Adams-Blackmore hopes to become a professional in the future, and she’s enjoying the mentorship she’s receiving from White.

“Seeing how she runs her operation; she’s a proper business woman,” she said. “She didn’t have any of it handed to her, and she had to build everything up, and I think that was one of the huge things that really drew me to her program. It’s a working farm. She has to earn all the things in order to make all the things happen.”

During her first winter in Ocala in 2020 with White, Adams-Blackmore rode Frosty,a now-10-year-old Dutch Warmblood gelding (Zirocco Blue VDL x Zanna) to a 17.1 on the flat and took that as a cue to move up. They’ve steadily climbed the levels, and last year they completed the Tryon CCI3*-L (Mill Spring, North Carolina). Adams-Blackmore is eyeing the Mars Bromont CCI3*-L (Quebec, Canada) this summer. She’s benefitted from the USEA Emerging Athletes Program (EA21), riding in a regional camp last year and the National Camp in Ocala in January.

“Both camps were awesome,” she said. “The regional one was really cool to meet so many people that I didn’t know who were pretty close to where I was. The national camp, everything there was super educational—the lectures and watching all of the other people’s lessons was just really helpful. I felt like you kind of looked around and thought, ‘Yeah, these are people who are probably going to be on teams with me in the future.’”

At TerraNova, Adams-Blackmore wanted to be competitive and use the event as a prep run for Bromont.
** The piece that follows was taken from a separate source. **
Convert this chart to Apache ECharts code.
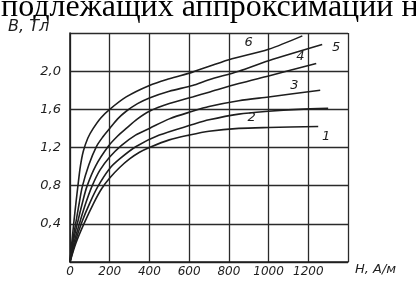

They’d completed the CCI3*-S at Setters’ Run Farm Carolina International two weeks prior.

“He’s a really good cross-country horse,” she said. “He’s so careful, and he really doesn’t want to make a mistake. He’s a very good jumper, but he’s careful enough that if it’s not going to work he’s not going to be stupid. He’s got self-preservation.”

“It’s a very different course than we had run at Carolina, which has so much terrain, and this was flat,” she added. “Using the turning and twistiness of it to practice rideability and make him super adjustable. He’s so naturally in a good balance that you just have to basically ride the lines, and he takes care of the jumping part.”